DO THIS —
Restate word for word the lines of the records below, starting at the line that contains "What TikZ code" and ending at the line that contains "(0,0) rectangle (1021,1016);", with both of those lines included and nothing else.

Source code of charts
----------------
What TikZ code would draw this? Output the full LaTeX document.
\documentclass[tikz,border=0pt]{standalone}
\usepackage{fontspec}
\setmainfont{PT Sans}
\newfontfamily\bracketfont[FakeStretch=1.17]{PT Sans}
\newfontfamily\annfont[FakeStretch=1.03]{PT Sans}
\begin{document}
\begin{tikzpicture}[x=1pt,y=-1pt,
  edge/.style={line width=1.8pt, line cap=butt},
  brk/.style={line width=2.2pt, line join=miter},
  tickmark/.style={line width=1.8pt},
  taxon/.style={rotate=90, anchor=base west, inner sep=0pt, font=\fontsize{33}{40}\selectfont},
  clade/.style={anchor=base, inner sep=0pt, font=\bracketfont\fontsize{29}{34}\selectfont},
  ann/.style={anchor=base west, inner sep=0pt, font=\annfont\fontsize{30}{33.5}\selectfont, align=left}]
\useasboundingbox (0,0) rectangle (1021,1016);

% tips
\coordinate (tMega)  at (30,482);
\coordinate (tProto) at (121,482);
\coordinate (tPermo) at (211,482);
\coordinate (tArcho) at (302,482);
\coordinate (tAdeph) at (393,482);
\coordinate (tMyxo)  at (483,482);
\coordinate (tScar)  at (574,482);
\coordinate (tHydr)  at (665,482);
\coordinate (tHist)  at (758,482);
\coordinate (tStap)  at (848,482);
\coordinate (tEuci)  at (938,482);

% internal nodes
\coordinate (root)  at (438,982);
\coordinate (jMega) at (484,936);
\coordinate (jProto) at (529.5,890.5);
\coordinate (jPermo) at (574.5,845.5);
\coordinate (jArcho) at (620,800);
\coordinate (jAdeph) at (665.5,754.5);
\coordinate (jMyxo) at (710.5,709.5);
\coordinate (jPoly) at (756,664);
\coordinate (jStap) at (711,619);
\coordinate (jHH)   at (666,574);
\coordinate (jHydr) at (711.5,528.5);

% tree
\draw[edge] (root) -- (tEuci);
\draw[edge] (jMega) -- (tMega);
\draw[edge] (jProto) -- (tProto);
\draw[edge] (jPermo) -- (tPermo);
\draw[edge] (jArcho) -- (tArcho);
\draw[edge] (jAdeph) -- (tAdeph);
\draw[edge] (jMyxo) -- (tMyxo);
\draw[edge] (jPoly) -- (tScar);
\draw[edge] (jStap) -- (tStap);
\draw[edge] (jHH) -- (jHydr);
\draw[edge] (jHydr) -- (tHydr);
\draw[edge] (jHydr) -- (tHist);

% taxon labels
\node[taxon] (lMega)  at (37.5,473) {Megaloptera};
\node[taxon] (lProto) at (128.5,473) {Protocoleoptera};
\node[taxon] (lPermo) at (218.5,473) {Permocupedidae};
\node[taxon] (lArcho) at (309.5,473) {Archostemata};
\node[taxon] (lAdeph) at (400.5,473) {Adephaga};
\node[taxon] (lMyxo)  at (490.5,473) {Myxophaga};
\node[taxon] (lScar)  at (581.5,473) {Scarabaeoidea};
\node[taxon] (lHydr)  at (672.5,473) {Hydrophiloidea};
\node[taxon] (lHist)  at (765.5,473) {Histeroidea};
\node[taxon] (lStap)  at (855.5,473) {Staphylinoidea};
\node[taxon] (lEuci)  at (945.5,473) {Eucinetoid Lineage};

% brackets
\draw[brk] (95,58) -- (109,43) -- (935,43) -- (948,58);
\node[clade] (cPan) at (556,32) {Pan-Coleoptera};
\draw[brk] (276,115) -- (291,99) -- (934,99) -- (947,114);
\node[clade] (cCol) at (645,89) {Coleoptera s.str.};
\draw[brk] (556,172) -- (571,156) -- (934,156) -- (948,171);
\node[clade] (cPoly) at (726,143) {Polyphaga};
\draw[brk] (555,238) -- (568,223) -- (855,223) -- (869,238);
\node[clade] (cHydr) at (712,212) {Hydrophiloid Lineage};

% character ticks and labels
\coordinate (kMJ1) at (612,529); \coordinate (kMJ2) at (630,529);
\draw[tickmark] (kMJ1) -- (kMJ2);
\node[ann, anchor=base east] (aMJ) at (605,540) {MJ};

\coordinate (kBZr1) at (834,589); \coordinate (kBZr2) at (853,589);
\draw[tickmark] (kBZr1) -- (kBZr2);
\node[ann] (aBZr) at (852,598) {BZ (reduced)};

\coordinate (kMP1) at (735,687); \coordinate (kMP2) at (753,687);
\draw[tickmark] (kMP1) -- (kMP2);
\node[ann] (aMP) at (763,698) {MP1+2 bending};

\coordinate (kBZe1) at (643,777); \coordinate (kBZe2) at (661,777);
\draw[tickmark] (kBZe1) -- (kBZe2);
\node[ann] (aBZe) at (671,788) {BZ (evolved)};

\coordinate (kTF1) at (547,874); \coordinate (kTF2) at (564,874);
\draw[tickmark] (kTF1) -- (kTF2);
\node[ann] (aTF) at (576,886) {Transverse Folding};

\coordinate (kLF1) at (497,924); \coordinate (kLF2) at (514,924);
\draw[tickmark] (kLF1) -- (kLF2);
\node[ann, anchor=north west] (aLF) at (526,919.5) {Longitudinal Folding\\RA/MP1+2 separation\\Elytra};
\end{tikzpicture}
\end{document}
----------------
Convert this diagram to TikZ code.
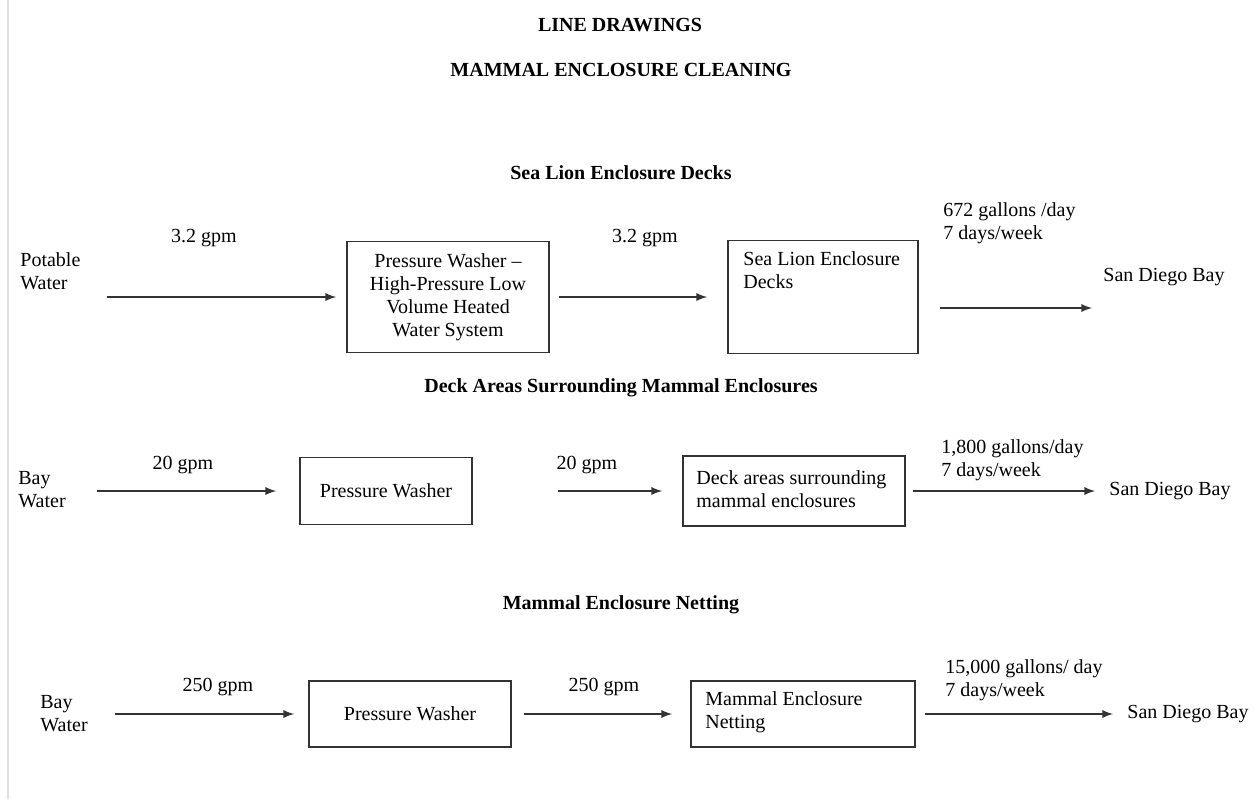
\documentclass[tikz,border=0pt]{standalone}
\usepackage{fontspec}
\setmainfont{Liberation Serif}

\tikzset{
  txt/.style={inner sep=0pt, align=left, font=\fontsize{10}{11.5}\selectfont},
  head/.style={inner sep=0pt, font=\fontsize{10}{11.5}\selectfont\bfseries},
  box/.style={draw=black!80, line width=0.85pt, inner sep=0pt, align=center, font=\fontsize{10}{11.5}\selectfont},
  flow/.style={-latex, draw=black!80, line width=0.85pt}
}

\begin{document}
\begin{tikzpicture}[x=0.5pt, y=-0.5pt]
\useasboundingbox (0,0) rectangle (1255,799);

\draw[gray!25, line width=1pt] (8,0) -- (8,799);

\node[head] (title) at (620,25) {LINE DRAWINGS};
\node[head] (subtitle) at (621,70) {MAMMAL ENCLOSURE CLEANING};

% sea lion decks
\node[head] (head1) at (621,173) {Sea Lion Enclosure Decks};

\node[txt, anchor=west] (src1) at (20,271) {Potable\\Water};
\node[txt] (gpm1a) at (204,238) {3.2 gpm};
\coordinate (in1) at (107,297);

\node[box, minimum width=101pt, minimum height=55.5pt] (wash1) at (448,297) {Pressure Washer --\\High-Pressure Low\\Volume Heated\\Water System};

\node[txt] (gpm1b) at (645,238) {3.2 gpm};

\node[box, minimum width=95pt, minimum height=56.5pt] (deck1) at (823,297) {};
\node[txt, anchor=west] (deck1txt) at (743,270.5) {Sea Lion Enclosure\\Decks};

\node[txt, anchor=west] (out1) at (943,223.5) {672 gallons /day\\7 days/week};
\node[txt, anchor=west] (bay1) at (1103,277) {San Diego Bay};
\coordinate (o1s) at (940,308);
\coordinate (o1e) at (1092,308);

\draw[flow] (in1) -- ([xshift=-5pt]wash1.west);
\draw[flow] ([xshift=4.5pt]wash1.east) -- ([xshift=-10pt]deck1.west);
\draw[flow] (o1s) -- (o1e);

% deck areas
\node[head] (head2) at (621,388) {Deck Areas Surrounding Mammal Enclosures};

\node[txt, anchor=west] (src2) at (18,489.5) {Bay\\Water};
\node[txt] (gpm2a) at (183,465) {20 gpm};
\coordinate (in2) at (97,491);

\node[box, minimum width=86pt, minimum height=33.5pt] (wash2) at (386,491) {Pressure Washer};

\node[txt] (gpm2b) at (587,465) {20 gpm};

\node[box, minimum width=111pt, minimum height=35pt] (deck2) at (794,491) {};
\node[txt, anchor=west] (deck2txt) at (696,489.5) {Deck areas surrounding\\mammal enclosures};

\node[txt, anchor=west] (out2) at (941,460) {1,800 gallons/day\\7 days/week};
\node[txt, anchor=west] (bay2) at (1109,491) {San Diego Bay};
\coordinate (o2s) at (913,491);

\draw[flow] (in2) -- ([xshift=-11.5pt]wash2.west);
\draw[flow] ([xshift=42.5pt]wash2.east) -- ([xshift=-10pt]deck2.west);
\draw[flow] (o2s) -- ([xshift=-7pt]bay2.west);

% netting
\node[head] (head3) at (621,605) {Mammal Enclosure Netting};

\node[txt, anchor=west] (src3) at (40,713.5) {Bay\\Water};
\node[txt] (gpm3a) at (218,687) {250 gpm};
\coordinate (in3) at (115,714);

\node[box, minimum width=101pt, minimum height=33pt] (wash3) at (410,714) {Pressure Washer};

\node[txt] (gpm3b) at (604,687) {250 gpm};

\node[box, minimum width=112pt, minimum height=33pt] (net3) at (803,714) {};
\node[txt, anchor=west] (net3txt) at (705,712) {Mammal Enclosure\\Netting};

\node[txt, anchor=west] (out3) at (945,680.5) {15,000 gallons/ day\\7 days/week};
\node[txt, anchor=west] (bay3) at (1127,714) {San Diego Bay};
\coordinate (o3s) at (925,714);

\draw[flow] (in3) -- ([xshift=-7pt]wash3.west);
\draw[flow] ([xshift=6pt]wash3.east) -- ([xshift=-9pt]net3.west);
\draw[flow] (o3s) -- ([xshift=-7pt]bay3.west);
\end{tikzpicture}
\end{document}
----------------
RESULT —
What TikZ code would draw this? Output the full LaTeX document.
\documentclass[tikz,border=0pt]{standalone}
\usepackage{fontspec}
\setmainfont{PT Sans}
\newfontfamily\bracketfont[FakeStretch=1.17]{PT Sans}
\newfontfamily\annfont[FakeStretch=1.03]{PT Sans}
\begin{document}
\begin{tikzpicture}[x=1pt,y=-1pt,
  edge/.style={line width=1.8pt, line cap=butt},
  brk/.style={line width=2.2pt, line join=miter},
  tickmark/.style={line width=1.8pt},
  taxon/.style={rotate=90, anchor=base west, inner sep=0pt, font=\fontsize{33}{40}\selectfont},
  clade/.style={anchor=base, inner sep=0pt, font=\bracketfont\fontsize{29}{34}\selectfont},
  ann/.style={anchor=base west, inner sep=0pt, font=\annfont\fontsize{30}{33.5}\selectfont, align=left}]
\useasboundingbox (0,0) rectangle (1021,1016);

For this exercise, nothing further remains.